▶ **Task statement**:
Select and copy out every line in the records containing "chart".

--- START Available records ---

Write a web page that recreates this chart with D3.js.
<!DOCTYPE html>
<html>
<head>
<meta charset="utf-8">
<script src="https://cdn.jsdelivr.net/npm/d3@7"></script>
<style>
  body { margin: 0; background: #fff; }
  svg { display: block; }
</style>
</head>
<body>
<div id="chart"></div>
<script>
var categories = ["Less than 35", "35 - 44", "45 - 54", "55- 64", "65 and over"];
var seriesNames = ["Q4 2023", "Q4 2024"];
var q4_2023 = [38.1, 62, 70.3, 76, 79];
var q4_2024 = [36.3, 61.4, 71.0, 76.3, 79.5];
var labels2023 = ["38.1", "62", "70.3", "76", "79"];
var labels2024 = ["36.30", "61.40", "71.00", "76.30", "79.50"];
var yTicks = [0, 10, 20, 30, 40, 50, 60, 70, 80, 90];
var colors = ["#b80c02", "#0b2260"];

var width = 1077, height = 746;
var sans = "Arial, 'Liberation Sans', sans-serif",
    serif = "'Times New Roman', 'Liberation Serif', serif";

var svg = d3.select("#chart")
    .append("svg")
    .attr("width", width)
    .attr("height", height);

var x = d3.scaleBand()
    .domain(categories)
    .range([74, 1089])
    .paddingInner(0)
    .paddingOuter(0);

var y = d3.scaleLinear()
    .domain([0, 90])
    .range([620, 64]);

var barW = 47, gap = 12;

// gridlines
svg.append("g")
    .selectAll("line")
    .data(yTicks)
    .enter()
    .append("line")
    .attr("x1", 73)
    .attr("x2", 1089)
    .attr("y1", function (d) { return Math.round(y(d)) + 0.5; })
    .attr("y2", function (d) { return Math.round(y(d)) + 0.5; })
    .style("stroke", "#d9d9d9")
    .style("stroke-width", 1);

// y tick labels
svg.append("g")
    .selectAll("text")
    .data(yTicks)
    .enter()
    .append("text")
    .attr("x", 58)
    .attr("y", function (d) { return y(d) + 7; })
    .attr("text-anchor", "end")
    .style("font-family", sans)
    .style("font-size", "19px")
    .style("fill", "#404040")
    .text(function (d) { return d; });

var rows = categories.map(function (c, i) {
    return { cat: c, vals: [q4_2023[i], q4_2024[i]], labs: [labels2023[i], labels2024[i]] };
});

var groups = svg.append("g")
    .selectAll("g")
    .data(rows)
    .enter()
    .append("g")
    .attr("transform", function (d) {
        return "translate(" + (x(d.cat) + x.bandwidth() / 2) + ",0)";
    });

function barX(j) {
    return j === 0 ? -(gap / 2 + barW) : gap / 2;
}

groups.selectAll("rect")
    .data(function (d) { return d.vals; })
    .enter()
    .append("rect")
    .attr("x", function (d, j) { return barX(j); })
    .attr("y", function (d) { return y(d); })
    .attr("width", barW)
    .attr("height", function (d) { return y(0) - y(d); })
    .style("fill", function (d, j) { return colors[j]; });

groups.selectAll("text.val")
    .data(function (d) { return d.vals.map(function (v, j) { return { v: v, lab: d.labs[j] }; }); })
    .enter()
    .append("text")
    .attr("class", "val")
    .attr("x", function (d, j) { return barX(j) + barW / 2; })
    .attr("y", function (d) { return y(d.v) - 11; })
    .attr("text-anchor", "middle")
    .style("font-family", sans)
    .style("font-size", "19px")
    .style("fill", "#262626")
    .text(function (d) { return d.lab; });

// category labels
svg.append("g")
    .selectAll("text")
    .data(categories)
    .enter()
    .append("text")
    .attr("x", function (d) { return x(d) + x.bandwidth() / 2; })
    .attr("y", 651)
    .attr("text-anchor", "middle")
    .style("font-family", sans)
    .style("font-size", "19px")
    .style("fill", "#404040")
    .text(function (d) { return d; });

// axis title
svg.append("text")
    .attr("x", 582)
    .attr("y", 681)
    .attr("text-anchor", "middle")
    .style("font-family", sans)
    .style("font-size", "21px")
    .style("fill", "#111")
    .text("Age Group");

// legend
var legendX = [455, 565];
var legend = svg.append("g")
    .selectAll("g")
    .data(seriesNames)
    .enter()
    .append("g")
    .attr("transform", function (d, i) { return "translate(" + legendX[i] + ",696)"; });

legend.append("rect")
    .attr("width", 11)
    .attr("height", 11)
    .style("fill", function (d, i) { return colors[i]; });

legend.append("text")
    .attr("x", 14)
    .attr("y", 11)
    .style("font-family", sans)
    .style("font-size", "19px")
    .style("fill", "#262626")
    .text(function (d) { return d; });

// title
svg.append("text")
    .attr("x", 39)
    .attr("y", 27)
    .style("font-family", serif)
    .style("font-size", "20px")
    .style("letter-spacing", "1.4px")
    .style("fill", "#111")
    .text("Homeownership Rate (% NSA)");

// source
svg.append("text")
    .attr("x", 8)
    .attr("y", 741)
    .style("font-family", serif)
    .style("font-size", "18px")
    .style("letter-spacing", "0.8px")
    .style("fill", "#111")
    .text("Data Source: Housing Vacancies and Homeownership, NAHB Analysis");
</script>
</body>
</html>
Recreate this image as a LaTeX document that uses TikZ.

--- END Available records ---

▶ **Written solution**:
Write a web page that recreates this chart with D3.js.
<div id="chart"></div>
var svg = d3.select("#chart")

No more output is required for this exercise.